Rs180bn tax exemptions to be withdrawn next year

Published May 28, 2015
The exemptions granted through SROs currently stand at Rs483bn. In the first phase, Rs105bn exemptions were withdrawn in budget 2014-15 by the committee. — Dawn/file
The exemptions granted through SROs currently stand at Rs483bn. In the first phase, Rs105bn exemptions were withdrawn in budget 2014-15 by the committee. — Dawn/file

ISLAMABAD: A high-powered committee has decided to withdraw tax exemptions worth Rs180 billion, or 0.5 per cent of gross domestic product (GDP), to bring down the budget deficit in 2015-16.

The committee, however, will submit a final report on the second phase of tax exemptions withdrawal on Thursday (today).

The meeting of the committee was presided over by Finance Minister Ishaq Dar to give final touches to the budget proposals.

The exemptions granted through SROs currently stand at Rs483bn. In the first phase, Rs105bn exemptions were withdrawn in budget 2014-15 by the committee.

The meeting reviewed performance of the committee established last year on regularisation of concessionary regime by the FBR, an official statement said.

The committee had detailed discussion on proposed measures regarding second phase of the plan for regularisation of concessions and exemptions (SROs) during the fiscal year 2015-16.

“Regularisation in the second phase would also similarly benefit the national exchequer,” finance minister was informed.

Dar asked the committee to take up work on withdrawal and regularisation of SROs with care, keeping in view the government’s objective to eliminate culture of extending favours to the privileged few.

The exemptions will also include upward increase in tariff on certain products as well as change in schedules, said an official source privy to the meeting, adding that the SRO

exemptions alone to be withdrawn in the budget 2015-16 will be slightly over Rs110bn by taking into account certain sensitive sectors which needed protection.

There are areas, like free trade agreements or preferential trade agreements, where the government has given tariff concessions to trading partners. Now, this issue can only be resolved through review of the existing treaties.

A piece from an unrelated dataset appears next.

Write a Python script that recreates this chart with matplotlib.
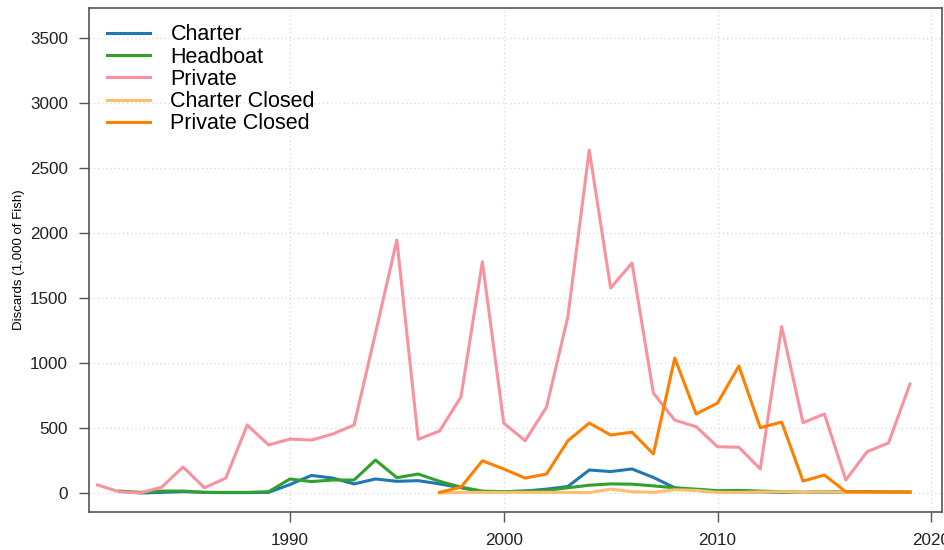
import matplotlib
matplotlib.use("Agg")
import matplotlib.pyplot as plt

# Discards by mode, 1981-2019
years = list(range(1981, 2020))

private = [62, 10, 0, 45, 200, 40, 115, 523, 370, 415,
           407, 454, 523, 1230, 1946, 413, 477, 740, 1779, 538,
           402, 660, 1356, 2638, 1577, 1769, 769, 561, 510, 356,
           352, 185, 1280, 541, 608, 100, 318, 385, 838]

headboat = [None, 15, 5, 15, 15, 5, 5, 5, 10, 108,
            88, 100, 100, 254, 118, 146, 90, 45, 15, 10,
            15, 20, 40, 60, 70, 68, 55, 40, 30, 18,
            20, 15, 10, 5, 10, 5, 10, 10, 10]

charter = [None, None, 0, 5, 10, 5, 3, 3, 5, 65,
           135, 115, 70, 108, 90, 95, 70, 40, 10, 10,
           15, 30, 50, 177, 165, 185, 120, 40, 20, 10,
           8, 8, 5, 5, 8, 8, 8, 8, 8]

charter_closed = [None] * 16 + [0, 5, 5, 5,
                  5, 5, 5, 3, 30, 10, 5, 25, 20, 5,
                  5, 8, 10, 5, 10, 5, 5, 8, 10]

private_closed = [None] * 16 + [5, 45, 248, 185,
                  115, 146, 402, 538, 446, 468, 300, 1038, 608, 692,
                  977, 502, 546, 92, 138, 10, 8, 8, 8]

series = [
    ("Charter", charter, "#1f78b4"),
    ("Headboat", headboat, "#33a02c"),
    ("Private", private, "#f7929e"),
    ("Charter Closed", charter_closed, "#fdbf6f"),
    ("Private Closed", private_closed, "#ff7f00"),
]

plt.rcParams["font.family"] = ["Liberation Sans", "DejaVu Sans"]

fig = plt.figure(figsize=(9.45, 5.5), dpi=100)
ax = fig.add_axes([0.0942, 0.0691, 0.9026, 0.9164])

for name, vals, col in series:
    xs = [y for y, v in zip(years, vals) if v is not None]
    ys = [v for v in vals if v is not None]
    ax.plot(xs, ys, color=col, lw=2.2, label=name)

ax.set_xlim(1980.6, 2020.5)
ax.set_ylim(-146, 3731)
ax.set_xticks([1990, 2000, 2010, 2020])
ax.set_yticks(range(0, 3501, 500))
ax.grid(True, color="#dedede", ls=(0, (1, 2)), lw=1)
ax.set_axisbelow(True)

for sp in ax.spines.values():
    sp.set_color("#555555")
    sp.set_linewidth(1.2)
ax.tick_params(length=7, width=1, color="#555555", labelsize=12.3,
               labelcolor="#222222", pad=8)
ax.set_ylabel("Discards (1,000 of Fish)", fontsize=9.5, labelpad=4)

ax.legend(loc="upper left", frameon=False, fontsize=15.5, handlelength=2.0,
          handletextpad=0.93, labelspacing=0.06, borderaxespad=0.45,
          bbox_to_anchor=(0.0, 1.004))

fig.savefig("out.png", dpi=100)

The FBR has already conducted a study on tax exemptions envisaging details of sector specific exemptions granted under SROs.

The report reveals that yearly tax exemptions enjoyed by industrialists, feudal lords and companies now amount to a staggering Rs480bn — nearly two per cent of the country’s GDP.

Pakistan’s tax system had been riddled with distortive and discriminatory exemptions and concessions had been granted to vested groups over a long period.

In the second phase of the plan, the official said, all residual concessions/ exemptions either in the SROs or Schedules shall be withdrawn in the upcoming budget except socially sensitive concessions.